EXERCISE:
Retype exactly what runs from the first line of the data to the line with "import * as echarts from 'echarts';", keeping both of those lines and skipping pictures.

DATASET SECTION:
————

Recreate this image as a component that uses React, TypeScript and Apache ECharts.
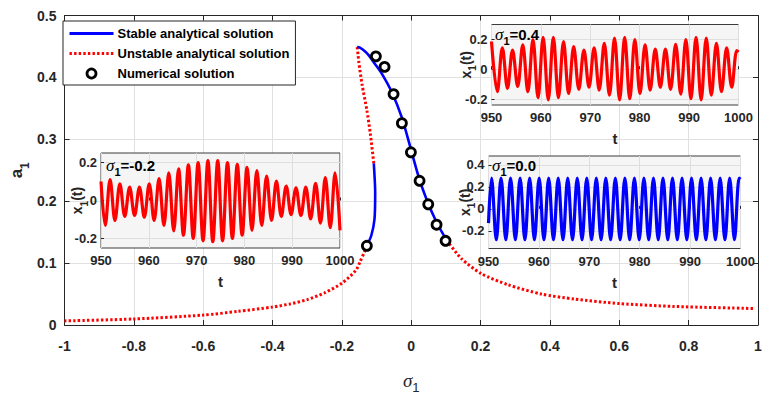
import React, { useEffect, useRef } from 'react';
import * as echarts from 'echarts';

// ---------- main bifurcation curves: [sigma1, a1] ----------
const stableUpper = [
  [-0.156, 0.449], [-0.148, 0.448], [-0.133, 0.442], [-0.123, 0.436], [-0.105, 0.422],
  [-0.085, 0.406], [-0.056, 0.376], [-0.027, 0.335], [-0.003, 0.288], [0.021, 0.24],
  [0.044, 0.203], [0.073, 0.166], [0.102, 0.137],
];
const unstableUpper = [
  [-0.156, 0.449], [-0.1535, 0.437], [-0.1515, 0.426], [-0.142, 0.389], [-0.128, 0.347],
  [-0.118, 0.309], [-0.108, 0.261],
];
const stableLower = [
  [-0.108, 0.261], [-0.104, 0.214], [-0.106, 0.171], [-0.115, 0.145], [-0.128, 0.128],
];
const unstableLeft = [
  [-0.128, 0.128], [-0.135, 0.118], [-0.147, 0.103], [-0.16, 0.088], [-0.2, 0.0675],
  [-0.25, 0.052], [-0.3, 0.041], [-0.35, 0.034], [-0.4, 0.029], [-0.5, 0.022],
  [-0.6, 0.016], [-0.8, 0.0097], [-1.0, 0.0066],
];
const unstableRight = [
  [0.102, 0.137], [0.145, 0.107], [0.202, 0.083], [0.279, 0.065], [0.375, 0.05],
  [0.47, 0.042], [0.601, 0.0346], [0.757, 0.03], [0.991, 0.0266],
];
const numericalSigma = [-0.128, -0.102, -0.077, -0.051, -0.027, -0.001, 0.024, 0.049, 0.073, 0.099];
const numericalA = [0.128, 0.434, 0.417, 0.373, 0.326, 0.279, 0.233, 0.195, 0.162, 0.136];

// ---------- inset time histories (extrema) ----------
// sigma1 = -0.2
const aTimes = [950, 950.88, 951.9, 952.92, 953.95, 954.97, 955.99, 957.02, 958.04, 959.06, 960.09,
  961.11, 962.14, 963.16, 964.18, 965.21, 966.23, 967.25, 968.28, 969.3, 970.32, 971.35, 972.37,
  973.39, 974.42, 975.44, 976.46, 977.49, 978.51, 979.53, 980.56, 981.58, 982.61, 983.63, 984.65,
  985.68, 986.7, 987.72, 988.75, 989.77, 990.79, 991.82, 992.84, 993.86, 994.89, 995.91, 996.93,
  997.96, 998.98, 1000];
const aValues = [0.1, -0.131, 0.11, -0.105, 0.088, -0.084, 0.07, -0.079, 0.07, -0.088, 0.088,
  -0.105, 0.115, -0.131, 0.145, -0.16, 0.167, -0.183, 0.188, -0.2, 0.2, -0.212, 0.21, -0.217, 0.21,
  -0.212, 0.2, -0.2, 0.19, -0.183, 0.174, -0.157, 0.157, -0.131, 0.128, -0.105, 0.102, -0.084,
  0.076, -0.074, 0.067, -0.079, 0.07, -0.097, 0.09, -0.119, 0.12, -0.143, 0.145, -0.157];
// sigma1 = 0.4
const bTimes = [950, 951.17, 952.2, 953.23, 954.26, 955.3, 956.33, 957.36, 958.39, 959.42, 960.45,
  961.49, 962.52, 963.55, 964.58, 965.61, 966.64, 967.68, 968.71, 969.74, 970.77, 971.8, 972.83,
  973.87, 974.9, 975.93, 976.96, 977.99, 979.02, 980.06, 981.09, 982.12, 983.15, 984.18, 985.21,
  986.25, 987.28, 988.31, 989.34, 990.37, 991.4, 992.44, 993.47, 994.5, 995.53, 996.56, 997.6,
  998.63, 999.66, 1000];
const bValues = [0.186, -0.151, 0.144, -0.128, 0.128, -0.116, 0.163, -0.151, 0.198, -0.191, 0.214,
  -0.205, 0.214, -0.191, 0.186, -0.163, 0.151, -0.135, 0.128, -0.121, 0.144, -0.14, 0.174, -0.174,
  0.209, -0.205, 0.214, -0.198, 0.198, -0.163, 0.163, -0.14, 0.135, -0.121, 0.135, -0.135, 0.167,
  -0.167, 0.198, -0.198, 0.214, -0.205, 0.209, -0.174, 0.174, -0.151, 0.144, -0.121, 0.125, 0.115];
// sigma1 = 0.0
const cTimes = [950, 950.6, 951.55, 952.49, 953.44, 954.38, 955.33, 956.27, 957.22, 958.16, 959.11,
  960.05, 961.0, 961.94, 962.89, 963.83, 964.78, 965.72, 966.67, 967.61, 968.56, 969.5, 970.45,
  971.39, 972.34, 973.28, 974.23, 975.17, 976.12, 977.06, 978.01, 978.95, 979.9, 980.84, 981.79,
  982.73, 983.68, 984.62, 985.57, 986.51, 987.46, 988.4, 989.35, 990.29, 991.24, 992.18, 993.13,
  994.07, 995.02, 995.96, 996.91, 997.85, 998.8, 999.74, 1000];
const cValues = [-0.13, 0.28, -0.28, 0.28, -0.28, 0.28, -0.28, 0.28, -0.28, 0.28, -0.28, 0.28,
  -0.28, 0.28, -0.28, 0.28, -0.28, 0.28, -0.28, 0.28, -0.28, 0.28, -0.28, 0.28, -0.28, 0.28, -0.28,
  0.28, -0.28, 0.28, -0.28, 0.28, -0.28, 0.28, -0.28, 0.28, -0.28, 0.28, -0.28, 0.28, -0.28, 0.28,
  -0.28, 0.28, -0.28, 0.28, -0.28, 0.28, -0.28, 0.28, -0.28, 0.28, -0.28, 0.28, 0.27];

const insetLabels = ['=-0.2', '=0.4', '=0.0'];
const tTicks = [950, 960, 970, 980, 990, 1000];

const NAME_S = 'Stable analytical solution';
const NAME_U = 'Unstable analytical solution';
const NAME_N = 'Numerical solution';

const AX = '#262626';
const FONT = 'Liberation Sans, Arial, sans-serif';
const BLUE = '#0000ff';
const RED = '#ff0000';
const DOT: number[] = [2.4, 2.2];

function buildOption(): any {
  const zip = (t: number[], v: number[]) => t.map((x, i) => [x, v[i]]);
  const boldLbl = { color: AX, fontFamily: FONT, fontWeight: 'bold', fontSize: 13 };

  const insetGrid = (left: number, top: number, width: number, height: number) => ({
    left, top, width, height, show: true, backgroundColor: '#f5f5f5',
    borderColor: '#3c3c3c', borderWidth: 1, z: 5,
  });
  const insetX = (gridIndex: number) => ({
    type: 'value', gridIndex, min: tTicks[0], max: tTicks[tTicks.length - 1], interval: 10, z: 6,
    axisLine: { show: false },
    axisTick: { show: true, inside: true, length: 3, lineStyle: { color: AX } },
    axisLabel: { ...boldLbl, margin: 6, formatter: (v: number) => String(v) },
    splitLine: { show: true, lineStyle: { color: '#dedede', width: 1 } },
    name: 't', nameLocation: 'middle', nameGap: 26, nameMoveOverlap: false,
    nameTextStyle: { color: AX, fontFamily: FONT, fontWeight: 'bold', fontSize: 15 },
  });
  const x1Name = {
    rich: {
      a: { color: AX, fontFamily: FONT, fontWeight: 'bold', fontSize: 14, lineHeight: 24, verticalAlign: 'middle' },
      s: { color: AX, fontFamily: FONT, fontWeight: 'bold', fontSize: 10, lineHeight: 24, verticalAlign: 'bottom' },
    },
  };
  const insetY = (gridIndex: number, min: number, max: number, ticks: number[], gap: number) => ({
    type: 'value', gridIndex, min, max, z: 6,
    axisLine: { show: false },
    axisTick: { show: true, inside: true, length: 3, customValues: ticks, lineStyle: { color: AX } },
    axisLabel: { ...boldLbl, margin: 4, customValues: ticks },
    splitLine: { show: true, lineStyle: { color: '#dedede', width: 1 } },
    name: '{a|x}{s|1}{a|(t)}', nameLocation: 'middle', nameGap: gap, nameRotate: 90,
    nameMoveOverlap: false,
    nameTextStyle: x1Name,
  });

  const sigRich = {
    s: { fontFamily: 'Liberation Serif, serif', fontStyle: 'italic', fontSize: 17, color: '#000', lineHeight: 24, verticalAlign: 'middle' },
    n: { fontFamily: FONT, fontWeight: 'bold', fontSize: 11, color: '#000', lineHeight: 24, verticalAlign: 'bottom' },
    b: { fontFamily: FONT, fontWeight: 'bold', fontSize: 15, color: '#000', lineHeight: 24, verticalAlign: 'middle' },
  };
  const sigText = (left: number, top: number, lbl: string) => ({
    type: 'text', left, top, z: 100,
    style: { text: `{s|σ}{n|1}{b|${lbl}}`, rich: sigRich },
  });

  const inset = (idx: number, times: number[], values: number[], color: string) => ({
    type: 'line', xAxisIndex: idx, yAxisIndex: idx, data: zip(times, values), symbol: 'none',
    smooth: 0.36, z: 7, silent: true,
    itemStyle: { color },
    lineStyle: { color, width: 3.2 },
  });

  const mainLine = (name: string, data: number[][], color: string, dotted: boolean) => ({
    name, type: 'line', data, symbol: 'none', smooth: 0.25, z: dotted ? 3 : 4,
    itemStyle: { color },
    lineStyle: dotted ? { color, width: 3, type: DOT } : { color, width: 2.6 },
  });

  return {
    animation: false,
    backgroundColor: '#fff',
    grid: [
      { left: 61, top: 15.5, width: 697, height: 313.5, show: false },
      insetGrid(101, 153, 239, 95),
      insetGrid(491.5, 24.5, 247, 80.5),
      insetGrid(488.5, 156, 252, 92.5),
    ],
    legend: {
      orient: 'vertical', left: 63, top: 21,
      data: [
        { name: NAME_S, lineStyle: { width: 3 }, itemStyle: { opacity: 0 } },
        { name: NAME_U, lineStyle: { width: 3 }, itemStyle: { opacity: 0 } },
        { name: NAME_N, itemStyle: { color: '#fff', borderColor: '#000', borderWidth: 2.8, opacity: 1 } },
      ],
      itemWidth: 44, itemHeight: 9, itemGap: 7,
      padding: [6, 6, 5, 5],
      backgroundColor: '#fff', borderColor: AX, borderWidth: 1,
      selectedMode: false, z: 20,
      textStyle: { color: '#000', fontFamily: FONT, fontWeight: 'bold', fontSize: 13, padding: [0, 0, 0, -1] },
    },
    xAxis: [
      {
        type: 'value', gridIndex: 0, min: -1, max: 1, interval: 0.2,
        axisLine: { show: true, onZero: false, lineStyle: { color: AX } },
        axisTick: { show: true, inside: true, length: 5, lineStyle: { color: AX } },
        axisLabel: { color: AX, fontFamily: FONT, fontWeight: 'bold', fontSize: 14, margin: 14 },
        splitLine: { show: true, lineStyle: { color: '#e0e0e0' } },
        name: '{s|σ}{n|1}', nameLocation: 'middle', nameGap: 41, nameMoveOverlap: false,
        nameTextStyle: {
          rich: {
            s: { fontFamily: 'Liberation Serif, serif', fontStyle: 'italic', fontSize: 19, color: AX, lineHeight: 28, verticalAlign: 'middle' },
            n: { fontFamily: FONT, fontSize: 13, color: AX, lineHeight: 28, verticalAlign: 'bottom' },
          },
        },
      },
      {
        type: 'value', gridIndex: 0, min: -1, max: 1, interval: 0.2, position: 'top',
        axisLine: { show: true, onZero: false, lineStyle: { color: AX } },
        axisTick: { show: true, inside: true, length: 5, lineStyle: { color: AX } },
        axisLabel: { show: false }, splitLine: { show: false },
      },
      insetX(1), insetX(2), insetX(3),
    ],
    yAxis: [
      {
        type: 'value', gridIndex: 0, min: 0, max: 0.5, interval: 0.1,
        axisLine: { show: true, onZero: false, lineStyle: { color: AX } },
        axisTick: { show: true, inside: true, length: 5, lineStyle: { color: AX } },
        axisLabel: { color: AX, fontFamily: FONT, fontWeight: 'bold', fontSize: 14, margin: 8 },
        splitLine: { show: true, lineStyle: { color: '#e0e0e0' } },
        name: '{a|a}{s|1}', nameLocation: 'middle', nameGap: 34, nameRotate: 90, nameMoveOverlap: false,
        nameTextStyle: {
          rich: {
            a: { fontFamily: FONT, fontWeight: 'bold', fontSize: 17, color: AX, lineHeight: 28, verticalAlign: 'middle' },
            s: { fontFamily: FONT, fontWeight: 'bold', fontSize: 12, color: AX, lineHeight: 28, verticalAlign: 'bottom' },
          },
        },
      },
      {
        type: 'value', gridIndex: 0, min: 0, max: 0.5, interval: 0.1, position: 'right',
        axisLine: { show: true, onZero: false, lineStyle: { color: AX } },
        axisTick: { show: true, inside: true, length: 5, lineStyle: { color: AX } },
        axisLabel: { show: false }, splitLine: { show: false },
      },
      insetY(1, -0.25, 0.25, [-0.2, 0, 0.2], 12),
      insetY(2, -0.24, 0.3, [-0.2, 0, 0.2], 14),
      insetY(3, -0.36, 0.48, [-0.2, 0, 0.2, 0.4], 12),
    ],
    graphic: [
      sigText(106, 157, insetLabels[0]),
      sigText(495, 26, insetLabels[1]),
      sigText(492, 157, insetLabels[2]),
    ],
    series: [
      mainLine(NAME_U, unstableUpper, RED, true),
      mainLine(NAME_U, unstableLeft, RED, true),
      mainLine(NAME_U, unstableRight, RED, true),
      mainLine(NAME_S, stableUpper, BLUE, false),
      mainLine(NAME_S, stableLower, BLUE, false),
      {
        name: NAME_N, type: 'scatter', data: numericalSigma.map((s, i) => [s, numericalA[i]]),
        symbol: 'circle', symbolSize: 9, z: 5,
        itemStyle: { color: '#fff', borderColor: '#000', borderWidth: 2.8, opacity: 1 },
      },
      inset(2, aTimes, aValues, RED),
      inset(3, bTimes, bValues, RED),
      inset(4, cTimes, cValues, BLUE),
    ],
  };
}

export default function App() {
  const ref = useRef<HTMLDivElement>(null);
  useEffect(() => {
    if (!ref.current) return;
    const chart = echarts.init(ref.current, undefined, { renderer: 'svg' });
    chart.setOption(buildOption());
    return () => chart.dispose();
  }, []);
  return <div ref={ref} style={{ width: 771, height: 399, position: 'absolute', left: 0, top: 0 }} />;
}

————

TASK ANSWER:
Recreate this image as a component that uses React, TypeScript and Apache ECharts.
import React, { useEffect, useRef } from 'react';
import * as echarts from 'echarts';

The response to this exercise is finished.